Lassen Sie mich das noch einmal sagen: Bei uns ist ein Interessenbekundungsverfahren ab 250.000 € bei Bauleistungen, ab 50.000 € bei Lieferleistungen und ab 80.000 € bei Dienstleistungen durchzuführen. Das Interessenbekundungsverfahren bedeutet Folgendes: Wenn es in der Ausschreibungsbank steht, ist das praktisch eine Aufforderung zur Abgabe eines Angebotes. – Jeder, der sich da informiert, kann sich gewissermaßen in das Ausschreibungsverfahren einklinken, indem er sein Interesse bekundet. Im Rahmen des Interessenbekundungsverfahrens wird dann entschieden. So etwas gibt es nirgendwo anders.
Jetzt kann man darüber diskutieren, ob die Grenzwerte ausreichend sind. Darüber sollten wir durchaus diskutieren.
Herr Klose, eines finde ich nicht ganz in Ordnung. Beispielsweise wird auch darüber diskutiert, dass der Bund andere Regeln hat. Der Bund hat andere Regeln. Die will ich Ihnen einmal darstellen.
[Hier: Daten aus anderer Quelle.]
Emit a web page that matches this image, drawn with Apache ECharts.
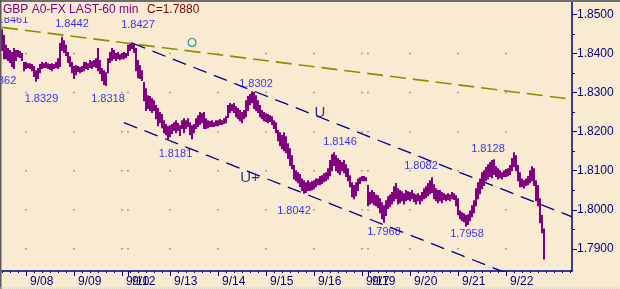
<!DOCTYPE html>
<html><head><meta charset="utf-8">
<script src="https://cdn.jsdelivr.net/npm/echarts@6/dist/echarts.min.js"></script>
<style>html,body{margin:0;padding:0;background:#F8EBD2}#c{width:620px;height:289px}</style>
</head><body><div id="c"></div>
<script>
// ---- data ----
const titleText = 'GBP A0-FX LAST-60 min';
const lastClose = 1.7880;
const dayNames = ['9/07','9/08','9/09','9/10','9/12','9/13','9/14','9/15','9/16','9/17','9/19','9/20','9/21','9/22','9/23'];
const dayFirstHour = [12,0,0,0,3,0,0,0,0,0,3,0,0,0,0];
const dayHourCount = [12,24,24,3,21,24,24,24,24,3,21,24,24,24,10];
const labelledDays = ['9/08','9/09','9/10','9/12','9/13','9/14','9/15','9/16','9/17','9/19','9/20','9/21','9/22'];
const highs = [
 1.8461,1.8446,1.8421,1.8413,1.8408,1.8403,1.8413,1.8408,1.8408,1.8405,1.8400,1.8377,
 1.8377,1.8374,1.8374,1.8372,1.8367,1.8356,1.8362,1.8372,1.8377,1.8374,1.8377,1.8374,1.8372,1.8374,1.8372,1.8377,1.8387,1.8426,1.8442,1.8433,1.8421,1.8403,1.8392,1.8377,
 1.8367,1.8369,1.8367,1.8364,1.8367,1.8377,1.8377,1.8374,1.8382,1.8379,1.8382,1.8387,1.8413,1.8382,1.8362,1.8356,1.8351,1.8387,1.8403,1.8413,1.8408,1.8400,1.8403,1.8397,
 1.8400,1.8403,1.8400,
 1.8421,1.8424,1.8427,1.8426,1.8413,1.8382,1.8369,1.8356,1.8326,1.8310,1.8292,1.8290,1.8285,1.8279,1.8267,1.8259,1.8249,1.8244,1.8228,1.8218,1.8213,
 1.8215,1.8218,1.8223,1.8228,1.8221,1.8215,1.8228,1.8233,1.8228,1.8233,1.8223,1.8215,1.8218,1.8233,1.8241,1.8249,1.8246,1.8249,1.8233,1.8228,1.8226,1.8228,1.8223,1.8228,
 1.8228,1.8231,1.8228,1.8233,1.8238,1.8267,1.8272,1.8269,1.8272,1.8264,1.8259,1.8254,1.8249,1.8254,1.8279,1.8290,1.8295,1.8302,1.8300,1.8292,1.8279,1.8267,1.8254,1.8249,
 1.8246,1.8244,1.8241,1.8238,1.8228,1.8223,1.8203,1.8197,1.8190,1.8197,1.8187,1.8169,1.8156,1.8138,1.8113,1.8100,1.8095,1.8090,1.8079,1.8074,1.8069,1.8074,1.8069,1.8072,
 1.8074,1.8079,1.8079,1.8085,1.8087,1.8092,1.8095,1.8105,1.8126,1.8141,1.8146,1.8138,1.8131,1.8126,1.8121,1.8126,1.8115,1.8105,1.8087,1.8069,1.8062,1.8069,1.8079,1.8082,
 1.8085,1.8085,1.8082,
 1.8062,1.8044,1.8049,1.8044,1.8038,1.8036,1.8028,1.8018,1.8010,1.8023,1.8033,1.8038,1.8044,1.8059,1.8067,1.8054,1.8049,1.8046,1.8041,1.8049,1.8046,
 1.8044,1.8049,1.8041,1.8038,1.8041,1.8036,1.8044,1.8054,1.8059,1.8067,1.8074,1.8082,1.8064,1.8054,1.8049,1.8049,1.8044,1.8041,1.8038,1.8041,1.8038,1.8044,1.8041,1.8036,
 1.8028,1.7997,1.7992,1.7990,1.7985,1.7987,1.7997,1.8010,1.8023,1.8054,1.8069,1.8079,1.8095,1.8100,1.8108,1.8115,1.8121,1.8126,1.8128,1.8110,1.8105,1.8100,1.8095,1.8100,
 1.8103,1.8105,1.8113,1.8131,1.8146,1.8138,1.8113,1.8095,1.8079,1.8074,1.8079,1.8085,1.8100,1.8110,1.8105,1.8074,1.8062,1.8028,1.7985,1.7951
];
const lows = [
 1.8408,1.8387,1.8387,1.8382,1.8377,1.8367,1.8362,1.8382,1.8392,1.8390,1.8382,1.8356,
 1.8362,1.8364,1.8362,1.8356,1.8341,1.8329,1.8336,1.8351,1.8362,1.8364,1.8364,1.8362,1.8359,1.8356,1.8362,1.8364,1.8362,1.8367,1.8408,1.8403,1.8395,1.8377,1.8367,1.8351,
 1.8336,1.8346,1.8354,1.8351,1.8354,1.8356,1.8362,1.8359,1.8364,1.8362,1.8367,1.8364,1.8356,1.8349,1.8331,1.8321,1.8318,1.8351,1.8377,1.8382,1.8387,1.8382,1.8387,1.8385,
 1.8387,1.8387,1.8390,
 1.8395,1.8408,1.8413,1.8403,1.8356,1.8338,1.8336,1.8331,1.8279,1.8254,1.8259,1.8254,1.8249,1.8254,1.8233,1.8215,1.8223,1.8210,1.8197,1.8192,1.8181,
 1.8187,1.8195,1.8203,1.8197,1.8203,1.8190,1.8208,1.8197,1.8208,1.8213,1.8192,1.8182,1.8197,1.8208,1.8213,1.8218,1.8223,1.8208,1.8208,1.8210,1.8213,1.8213,1.8213,1.8215,
 1.8215,1.8218,1.8218,1.8221,1.8223,1.8236,1.8249,1.8254,1.8249,1.8238,1.8233,1.8228,1.8223,1.8233,1.8238,1.8254,1.8269,1.8274,1.8259,1.8254,1.8249,1.8238,1.8233,1.8228,
 1.8226,1.8223,1.8226,1.8218,1.8208,1.8197,1.8177,1.8164,1.8156,1.8151,1.8146,1.8131,1.8113,1.8105,1.8079,1.8074,1.8069,1.8059,1.8049,1.8042,1.8044,1.8049,1.8049,1.8051,
 1.8054,1.8059,1.8064,1.8064,1.8067,1.8072,1.8074,1.8079,1.8087,1.8100,1.8113,1.8100,1.8095,1.8090,1.8100,1.8095,1.8085,1.8074,1.8059,1.8033,1.8028,1.8036,1.8049,1.8067,
 1.8074,1.8074,1.8074,
 1.8010,1.8015,1.8018,1.8013,1.8010,1.8005,1.7992,1.7977,1.7968,1.7985,1.8003,1.8008,1.8015,1.8023,1.8028,1.8015,1.8018,1.8023,1.8015,1.8023,1.8026,
 1.8023,1.8028,1.8021,1.8015,1.8023,1.8015,1.8023,1.8028,1.8031,1.8036,1.8041,1.8044,1.8028,1.8023,1.8018,1.8023,1.8018,1.8026,1.8023,1.8026,1.8023,1.8028,1.8026,1.8010,
 1.7987,1.7977,1.7972,1.7969,1.7958,1.7962,1.7972,1.7982,1.7992,1.8010,1.8028,1.8041,1.8054,1.8062,1.8074,1.8079,1.8085,1.8082,1.8090,1.8085,1.8079,1.8082,1.8079,1.8085,
 1.8085,1.8087,1.8090,1.8100,1.8110,1.8100,1.8074,1.8059,1.8059,1.8056,1.8062,1.8064,1.8069,1.8074,1.8062,1.8023,1.8010,1.7967,1.7941,1.7874
];
const yTickValues = [1.79,1.80,1.81,1.82,1.83,1.84,1.85];
const yMinorValues = [1.795,1.805,1.815,1.825,1.835,1.845];
const gridLevels = [1.79,1.80,1.81,1.82,1.83,1.84];
const annotIndex = [0,6,30,17,52,65,83,125,166,151,191,215,232,246];
const annotPrice = [1.8461,1.8362,1.8442,1.8329,1.8318,1.8427,1.8181,1.8302,1.8146,1.8042,1.7968,1.8082,1.7958,1.8128];
const trendO = [[0,1.8467],[285,1.8283]];
const trendU = [[65,1.8427],[285,1.7982]];
const trendUplus = [[61,1.8223],[285,1.7772]];
const trendTextLabels = ['O','U','U+'];
const trendTextIndex = [95,159,124];
const trendTextPrice = [1.8426,1.8249,1.8082];

// ---- layout / style (not data) ----
const annotOffset = [[9.5,-9.7],[-14.5,12.7],[10,-13],[5.5,17.3],[2,13],[6,-18],[7.5,14.6],[4,-8],[6,-11],[-10,17.4],[0,9.5],[-11,-12],[1,7.6],[-6,-11]];
const trendTextColor = ['#008080','#000080','#000080'];
const trendTextSize = [13,15,15];
const BG = '#F8EBD2', NAVY = '#000080', FONT = '"Liberation Sans", Arial, sans-serif';

// ---- build categories ----
const cats = [], dayStart = {}, hourOf = [];
dayNames.forEach((d, k) => {
  for (let h = 0; h < dayHourCount[k]; h++) {
    const hr = dayFirstHour[k] + h;
    if (h === 0) dayStart[cats.length] = d;
    hourOf.push(hr);
    cats.push(d + ' ' + String(hr).padStart(2, '0'));
  }
});
const majorIdx = new Set(Object.keys(dayStart).map(Number).filter(i => labelledDays.includes(dayStart[i])));
const isMinor = i => !majorIdx.has(i) && hourOf[i] % 4 === 0;

const dots = [];
majorIdx.forEach(i => gridLevels.forEach(v => dots.push([i, v])));

const bars = highs.map((h, i) => [i, h, lows[i]]);
const annots = annotIndex.map((idx, k) => ({
  value: [idx, annotPrice[k]],
  label: { offset: annotOffset[k], formatter: annotPrice[k].toFixed(4) }
}));
const trendTexts = trendTextIndex.map((idx, k) => ({
  value: [idx, trendTextPrice[k]],
  label: { formatter: trendTextLabels[k], color: trendTextColor[k], fontSize: trendTextSize[k] }
}));

const yMin = 1.784315, yMax = 1.853201;

const chart = echarts.init(document.getElementById('c'), null, { renderer: 'canvas' });
chart.setOption({
  animation: false,
  backgroundColor: BG,
  textStyle: { fontFamily: FONT },
  grid: { left: 2, right: 48, top: 2, bottom: 18, containLabel: false },
  xAxis: [{
    type: 'category', data: cats, boundaryGap: false, position: 'bottom',
    axisLine: { lineStyle: { color: NAVY, width: 1.5 } },
    axisTick: { interval: (i) => majorIdx.has(i), length: 5, lineStyle: { color: NAVY, width: 1 } },
    axisLabel: { interval: (i) => majorIdx.has(i), formatter: v => v.split(' ')[0], color: NAVY,
      fontSize: 12, fontFamily: FONT, align: 'left', padding: [0, 0, 0, 4], margin: 5, hideOverlap: false },
    splitLine: { show: false }
  }, {
    type: 'category', data: cats, boundaryGap: false, position: 'bottom',
    axisLine: { show: false },
    axisTick: { interval: (i) => isMinor(i), length: 2, lineStyle: { color: NAVY, width: 1 } },
    axisLabel: { show: false }, splitLine: { show: false }
  }],
  yAxis: [{
    type: 'value', position: 'right', min: yMin, max: yMax, scale: true,
    axisLine: { show: true, lineStyle: { color: NAVY, width: 1.5 } },
    axisTick: { show: true, customValues: yTickValues, length: 5, lineStyle: { color: NAVY } },
    axisLabel: { customValues: yTickValues, formatter: v => v.toFixed(4), color: NAVY, fontSize: 12, fontFamily: FONT, margin: 5 },
    splitLine: { show: false }
  }, {
    type: 'value', position: 'right', min: yMin, max: yMax, scale: true,
    axisLine: { show: false },
    axisTick: { show: true, customValues: yMinorValues, length: 3, lineStyle: { color: NAVY } },
    axisLabel: { show: false }, splitLine: { show: false }
  }],
  series: [
    { type: 'scatter', data: dots, symbol: 'rect', symbolSize: 1.5, itemStyle: { color: '#7a7060' }, silent: true, z: 1 },
    { type: 'line', data: trendO, symbol: 'none', lineStyle: { color: '#8c8c00', width: 1.6, type: [16, 7] }, silent: true, z: 2 },
    { type: 'line', data: trendU, symbol: 'none', lineStyle: { color: NAVY, width: 1.3, type: [14, 8] }, silent: true, z: 2 },
    { type: 'line', data: trendUplus, symbol: 'none', lineStyle: { color: NAVY, width: 1.3, type: [14, 8] }, silent: true, z: 2 },
    { type: 'custom', data: bars, encode: { x: 0, y: [1, 2] }, z: 3, silent: true,
      renderItem: (params, api) => {
        const p1 = api.coord([api.value(0), api.value(1)]);
        const p2 = api.coord([api.value(0), api.value(2)]);
        return { type: 'rect', shape: { x: p1[0] - 1, y: p1[1] - 0.5, width: 2, height: Math.max(p2[1] - p1[1] + 1, 2) },
          style: { fill: '#800080' } };
      } },
    { type: 'scatter', data: annots, symbolSize: 0, silent: true, z: 4,
      label: { show: true, position: 'inside', color: '#0000ff', fontSize: 11, fontFamily: FONT } },
    { type: 'scatter', data: trendTexts, symbolSize: 0, silent: true, z: 4,
      label: { show: true, position: 'inside', fontFamily: FONT } }
  ],
  graphic: [
    { type: 'rect', shape: { x: 0, y: 0, width: 206, height: 17 }, style: { fill: BG }, z: 100 },
    { type: 'text', x: 3, y: 10, style: { text: titleText, fill: '#800080', font: '12px ' + FONT, verticalAlign: 'middle' }, z: 101 },
    { type: 'text', x: 147, y: 10, style: { text: 'C=' + lastClose.toFixed(4), fill: '#800000', font: '12px ' + FONT, verticalAlign: 'middle' }, z: 101 },
    { type: 'rect', shape: { x: 0, y: 0, width: 620, height: 2 }, style: { fill: '#6e6e6e' }, z: 102 },
    { type: 'rect', shape: { x: 0, y: 0, width: 1.5, height: 289 }, style: { fill: '#5a5a5a' }, z: 102 },
    { type: 'line', shape: { x1: 0, y1: 288, x2: 620, y2: 288 }, style: { stroke: '#c9c3b8', lineWidth: 1, lineDash: [1, 1] }, z: 102 }
  ]
});
</script></body></html>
Er verlangt die Bekanntmachung über beabsichtigte beschränkte Bauausschreibungen ab 25.000 €. Das ist auf dem Internetportal der jeweiligen Vergabestelle zu veröffentlichen.
Das wurde im Übrigen schon im Ausschuss diskutiert. Wir haben Ihnen auch geschrieben – deswegen will ich das hier noch einmal wiederholen –, dass wir von dieser Regelung relativ wenig halten. Denn es gibt etwa 12.000 öffentliche Auftraggeber. Damit gibt es auch die entsprechende Anzahl an Internetportalen.
Die Veröffentlichung ist da dann zwar zu finden, Sie müssten sich aber auf 12.000 Internetportalen anschauen, ob es da etwas gibt. Damit ist das, vergaberechtlich gesehen, ziemlich ohne Belang.
Wir haben deswegen ein anderes Verfahren. Deswegen habe ich das gerade eben dargestellt. Wir sagen: Wir führen ab den genannten Wertgrenzen ein Interessenbekundungsverfahren durch.
Ich sage es noch einmal: Ich schließe nicht aus, dass es im Vergaberecht Probleme gibt und immer wieder geben wird. Das ist bekannt. Aber wir versuchen, durch diese Regelung ein Höchstmaß an Transparenz sicherzustellen. Durch das Interessenbekundungsverfahren versuchen wir, jedermann die Möglichkeit zu geben, sich in das Vergabeverfahren einzuklinken.